If not new businesses, institute alumni are pursuing further education — another goal of the program. Among the alumni, 77 have received scholarships to pursue advanced degrees abroad, including 13 Fulbright Scholars. And there have been huge honors, too — one GBI alumnus from Pakistan, Syed Faizan Hussain, was recently honored by the queen of England for his work to support the use of technology in health-related solutions.
CHALLENGES AND OPPORTUNITIES
A current student, Rahaf Alraddodi, 23, described her aspirations to IU’s news service for an article on the GBI published last month. Alraddodi is part of the first GBI class to be more than 50% women; now finishing up her degree in human resource management at Yanbu University College in Saudi Arabia, she hopes to pursue an MBA in the U.S. in a couple of years — perhaps at Kelley. “This is a really good start, to learn just how Americans handle businesses and how to mix the two — Saudi or Arab with the American way,” she says.

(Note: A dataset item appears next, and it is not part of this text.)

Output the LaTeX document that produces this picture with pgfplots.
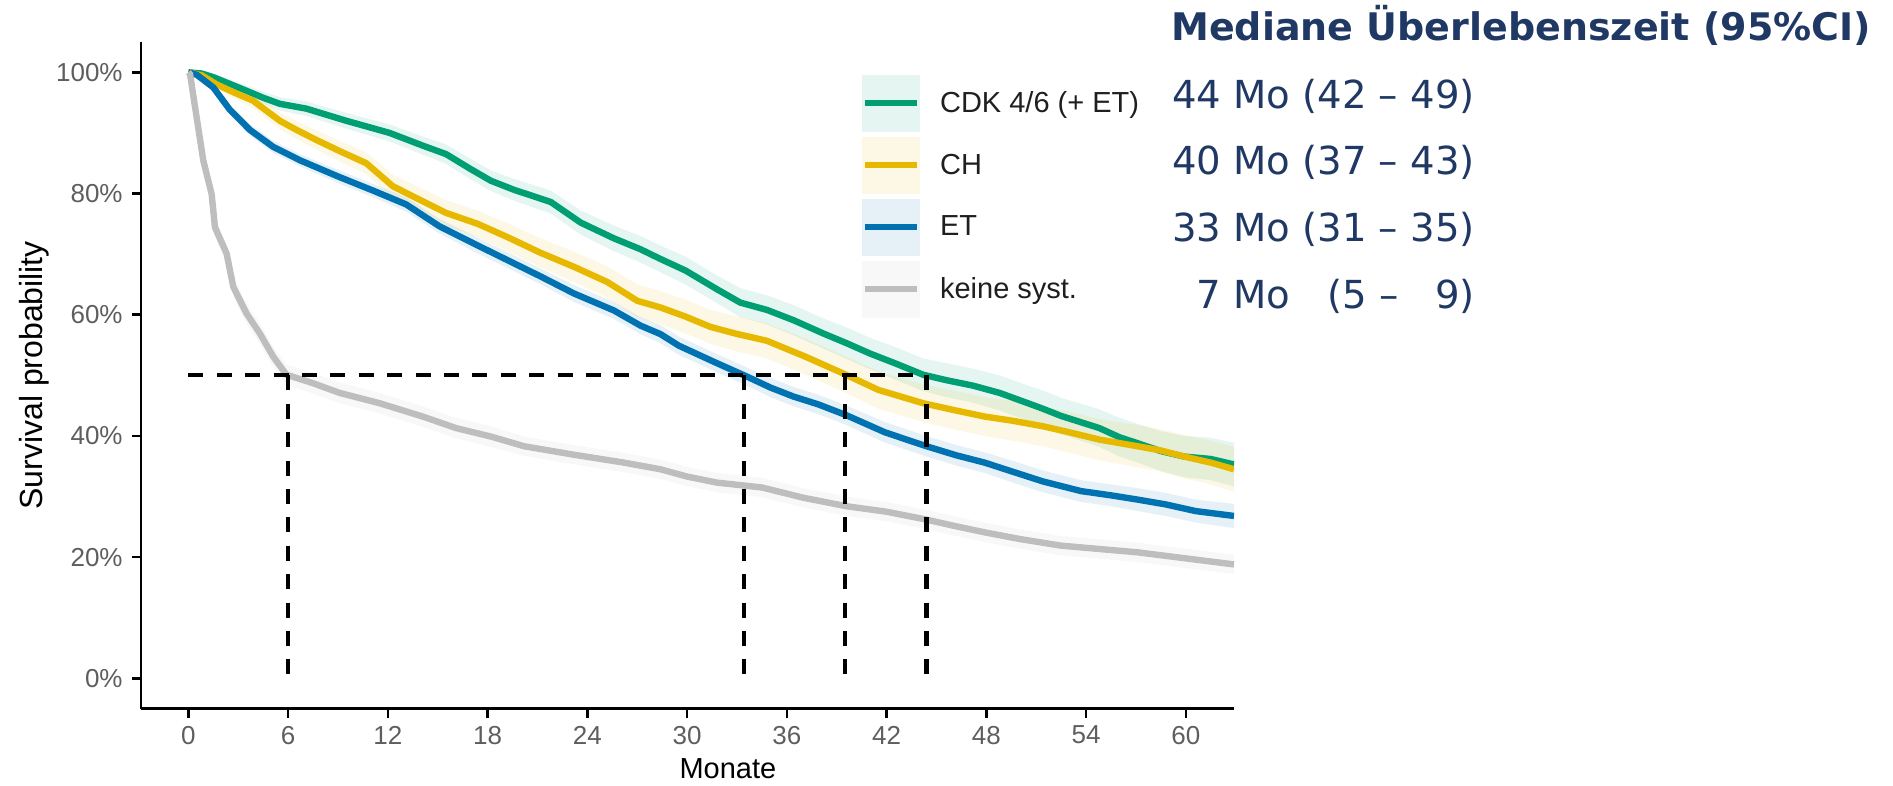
\documentclass[border=0pt]{standalone}
\usepackage{pgfplots}
\pgfplotsset{compat=1.18}
\usepackage{pgfplotstable}
\usepgfplotslibrary{fillbetween}
\usepackage{fontspec}
\setmainfont{Liberation Sans}
\newfontfamily\verd{DejaVu Sans}

\definecolor{cdk}{HTML}{009E73}
\definecolor{ch}{HTML}{E7B800}
\definecolor{et}{HTML}{0072B2}
\definecolor{keine}{HTML}{BEBEBE}
\definecolor{navy}{HTML}{1F3864}
\definecolor{tickgrey}{HTML}{5E5E5E}

% Kaplan-Meier estimates: t (months), s (survival in %), h (half width of 95% CI in %)
\pgfplotstableread{
t s h
0 100 0
0.8 99.8 0.3
1.5 99.2 0.5
3.1 97.4 0.8
4.5 95.8 1.0
5.5 94.8 1.1
7.1 94.0 1.2
9.5 92.0 1.3
12.1 90.0 1.4
14.1 87.9 1.5
15.5 86.5 1.6
17.0 84.0 1.7
18.2 82.1 1.7
19.6 80.6 1.8
21.8 78.6 1.9
23.6 75.2 2.0
25.6 72.6 2.1
27.2 70.8 2.2
28.4 69.2 2.2
29.9 67.3 2.3
31.8 64.2 2.3
33.2 62.0 2.4
34.8 60.8 2.4
36.4 59.1 2.5
38.2 56.9 2.5
39.6 55.3 2.6
41.0 53.6 2.6
42.5 52.0 2.7
44.2 50.1 2.7
45.6 49.2 2.8
47.2 48.3 2.8
48.8 47.1 2.9
50.2 45.7 2.9
51.3 44.6 3.0
52.5 43.3 3.0
54.8 41.3 3.1
56.0 39.8 3.2
57.1 38.8 3.2
58.5 37.5 3.3
59.9 36.6 3.4
61.5 36.2 3.5
62.9 35.3 3.6
}\cdktab

\pgfplotstableread{
t s h
0 100 0
0.8 99.5 0.4
1.7 98.0 0.7
2.8 96.6 1.0
3.9 95.3 1.2
5.5 92.0 1.4
6.5 90.5 1.5
7.8 88.7 1.6
9.1 87.0 1.7
10.7 85.0 1.8
12.3 81.2 1.9
13.9 79.0 2.0
15.5 76.8 2.1
17.4 75.0 2.2
19.2 72.8 2.3
21.2 70.2 2.4
23.2 67.9 2.5
25.2 65.4 2.6
27.0 62.3 2.7
28.4 61.2 2.7
29.9 59.7 2.8
31.4 58.0 2.8
32.9 56.9 2.9
34.8 55.7 2.9
37.1 53.1 3.0
39.4 50.3 3.0
41.5 47.6 3.1
44.2 45.4 3.1
46.0 44.3 3.2
47.9 43.2 3.2
49.6 42.5 3.3
51.4 41.6 3.3
53.0 40.6 3.4
54.8 39.4 3.4
57.1 38.3 3.5
58.5 37.6 3.5
59.9 36.6 3.6
61.5 35.6 3.6
62.9 34.5 3.7
}\chtab

\pgfplotstableread{
t s h
0 100 0
0.5 99.6 0.3
1.5 97.5 0.6
2.5 93.8 0.8
3.7 90.5 0.9
5.1 87.7 1.0
6.7 85.5 1.0
9.1 82.7 1.1
11.1 80.5 1.1
13.1 78.2 1.2
15.1 74.6 1.2
17.2 71.7 1.3
19.2 69.0 1.3
21.2 66.3 1.3
23.2 63.5 1.4
25.6 60.7 1.4
27.2 58.2 1.4
28.4 56.8 1.5
29.5 54.9 1.5
31.8 52.0 1.5
33.6 49.8 1.5
35.0 48.0 1.6
36.4 46.5 1.6
37.9 45.2 1.6
39.6 43.4 1.6
41.9 40.6 1.7
44.4 38.3 1.7
46.2 36.8 1.7
47.9 35.6 1.7
49.7 34.0 1.8
51.4 32.5 1.8
53.7 30.9 1.8
55.5 30.2 1.8
57.1 29.5 1.9
58.8 28.7 1.9
60.6 27.6 1.9
62.9 26.8 2.0
}\ettab

\pgfplotstableread{
t s h
0 100 0
0.1 99.7 0.3
0.5 92.5 1.0
0.9 85.4 1.3
1.4 79.9 1.5
1.6 74.4 1.6
2.3 70.1 1.6
2.7 64.6 1.7
3.5 60.2 1.7
4.3 56.9 1.7
5.1 53.1 1.7
5.9 50.1 1.7
7.5 48.7 1.7
9.1 47.1 1.7
11.5 45.4 1.7
14.1 43.2 1.7
16.1 41.3 1.7
18.2 39.9 1.7
20.2 38.3 1.6
23.2 36.9 1.6
26.2 35.6 1.6
28.4 34.5 1.6
30.0 33.3 1.6
31.8 32.3 1.6
34.5 31.5 1.6
37.0 29.8 1.6
39.6 28.4 1.6
42.0 27.5 1.6
44.4 26.2 1.6
46.0 25.2 1.6
47.9 24.1 1.6
50.0 23.0 1.6
52.5 21.9 1.6
55.0 21.3 1.6
57.1 20.8 1.6
60.0 19.8 1.6
62.9 18.8 1.6
}\keinetab

% confidence band of one stratum
\newcommand{\band}[2]{%
  \addplot[name path=#2up, draw=none, forget plot] table[x=t, y expr=\thisrow{s}+\thisrow{h}] {#1};
  \addplot[name path=#2lo, draw=none, forget plot] table[x=t, y expr=\thisrow{s}-\thisrow{h}] {#1};
  \addplot[fill=#2, fill opacity=0.1, draw=none, forget plot] fill between[of=#2up and #2lo];
}

% legend key: shaded CI box with the curve colour across it
\pgfplotsset{
  kmkey/.style={
    legend image code/.code={%
      \path[draw=none, fill=#1, fill opacity=0.1] (0pt,-14.25pt) rectangle (29pt,14.25pt);
      \draw[#1, line width=3pt, opacity=1] (1.5pt,0pt) -- (27.5pt,0pt);
    }%
  }
}

\begin{document}
\begin{tikzpicture}
\begin{axis}[
  at={(70.5pt,38.65pt)}, anchor=south west,
  scale only axis, width=546.5pt, height=333.35pt,
  xmin=-2.85, xmax=62.9, ymin=-5, ymax=105,
  axis x line*=bottom, axis y line*=left,
  axis line style={line width=1.4pt, black},
  xtick={0,6,...,60}, ytick={0,20,...,100},
  tick align=outside, major tick length=4.5pt,
  tick style={line width=1.3pt, black},
  /pgf/number format/assume math mode=true,
  yticklabel={\pgfmathprintnumber{\tick}\%},
  tick label style={font=\fontsize{13}{15}\selectfont, text=tickgrey},
  yticklabel style={inner sep=0pt, xshift=-4.5pt},
  xticklabel style={inner sep=0pt, yshift=-4pt},
  xlabel={Monate}, ylabel={Survival probability},
  label style={text=black},
  xlabel style={font=\fontsize{14.5}{16}\selectfont,
    at={(axis description cs:0.537,-0.0905)}, anchor=center},
  ylabel style={font=\fontsize{16}{18}\selectfont,
    at={(axis description cs:-0.098,0.5)}, anchor=center},
  legend cell align=left,
  legend style={at={(axis description cs:0.6597,0.9505)}, anchor=north west,
    draw=none, fill=none, inner sep=0pt, outer sep=0pt,
    row sep=2.5pt, column sep=10pt,
    nodes={inner sep=0pt},
    font=\fontsize{14.5}{16}\selectfont, text=black!88},
]
\band{\cdktab}{cdk}
\band{\chtab}{ch}
\band{\ettab}{et}
\band{\keinetab}{keine}

\addplot[cdk, line width=3.2pt, kmkey=cdk] table[x=t, y=s] {\cdktab};
\addlegendentry{CDK 4/6 (+ ET)}
\addplot[ch, line width=3.2pt, kmkey=ch] table[x=t, y=s] {\chtab};
\addlegendentry{CH}
\addplot[et, line width=3.2pt, kmkey=et] table[x=t, y=s] {\ettab};
\addlegendentry{ET}
\addplot[keine, line width=3.2pt, kmkey=keine] table[x=t, y=s] {\keinetab};
\addlegendentry{keine syst.}

% median survival markers
\addplot[black, line width=2.1pt, dash pattern=on 7.5pt off 6.7pt, forget plot]
  coordinates {(0,50) (44.4,50)};
\addplot[black, line width=2.1pt, dash pattern=on 7.5pt off 6.7pt, forget plot]
  coordinates {(6,50) (6,0)};
\addplot[black, line width=2.1pt, dash pattern=on 7.5pt off 6.7pt, forget plot]
  coordinates {(33.4,50) (33.4,0)};
\addplot[black, line width=2.1pt, dash pattern=on 7.5pt off 6.7pt, forget plot]
  coordinates {(39.5,50) (39.5,0)};
\addplot[black, line width=2.1pt, dash pattern=on 7.5pt off 6.7pt, forget plot]
  coordinates {(44.4,50) (44.4,0)};
\end{axis}

\node[anchor=base west, inner sep=0pt, text=navy,
  font=\verd\bfseries\fontsize{19}{22}\selectfont] at (585.5pt,372.5pt)
  {Mediane Überlebenszeit (95\%CI)};
\begin{scope}[every node/.style={anchor=base west, inner sep=0pt, text=navy,
  font=\verd\fontsize{19.3}{22}\selectfont}]
\node at (585.8pt,338.85pt) {44 Mo (42 – 49)};
\node at (585.8pt,305.5pt) {40 Mo (37 – 43)};
\node at (585.8pt,272.15pt) {33 Mo (31 – 35)};
\node at (585.8pt,238.85pt) {\phantom{4}7 Mo\hphantom{4} (5 – \phantom{4}9)};
\end{scope}
% page frame
\path (0,0) rectangle (946.5pt,393pt);
\end{tikzpicture}
\end{document}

Of course, there will be challenges for Alraddodi — just as there have been for many participants in the GBI. Change comes slowly in some sectors in the Middle East and North Africa, and in her native Saudi Arabia, women still face more hurdles in exploring business opportunities than men. Still, she says, options for women are on the rise, and families, government, and companies are more supportive of women getting a university education. “Women are more open,” Alraddodi says. “They want to try new things and just want to be thrown into this new pool and learn how to swim. I think it’s really changing.”
The GBI is changing, too. Adds Schlegel: “When we first got started, we were only about 35% women in the program, and now we’re over the 50% mark. We’ve worked very hard to make it an equal opportunity for men and women. We sometimes come across cultural challenges, but I would argue that the students manage those better themselves. We set some basic standards here about the way we treat each other — we have women teaching in the program just like we have men — and every now and then we have to deal with a different cultural perspective, but for the most part the biggest challenge has just been getting the numbers up to where we’re 50-50.”
TAUGHT ‘TO DO THE THINGS THAT IT ACTUALLY TAKES TO START A COMPANY’
Teamwork is the overarching theme of the institute. Over the course of the month, in competition with each other, the students work in teams to create a feasibility plan; on the last day, as a capstone to the program, they present their plans to judges that include faculty and business representatives.
What do the winners get?
“We don’t give them any money, we don’t give them any access, we don’t give them anything other than a ‘Job well done,'” Schlegel says. “Because of that, they see this entire process as a learning opportunity, and they walk away with those skills that will help them present their ideas and innovate.
“That’s why I think our program is so strong — even though it’s an entrepreneurship program, and we’ve got great entrepreneurship numbers coming out of it, startups and all of that, that’s not our focus. We don’t tell them that what you’re going to leave here with is a finished business plan that you can go pitch to venture capitalists. We make sure they have the soft skills to sell their ideas, to figure out what their passions are, to ask the hard questions, to do the things that it takes to actually start a company.”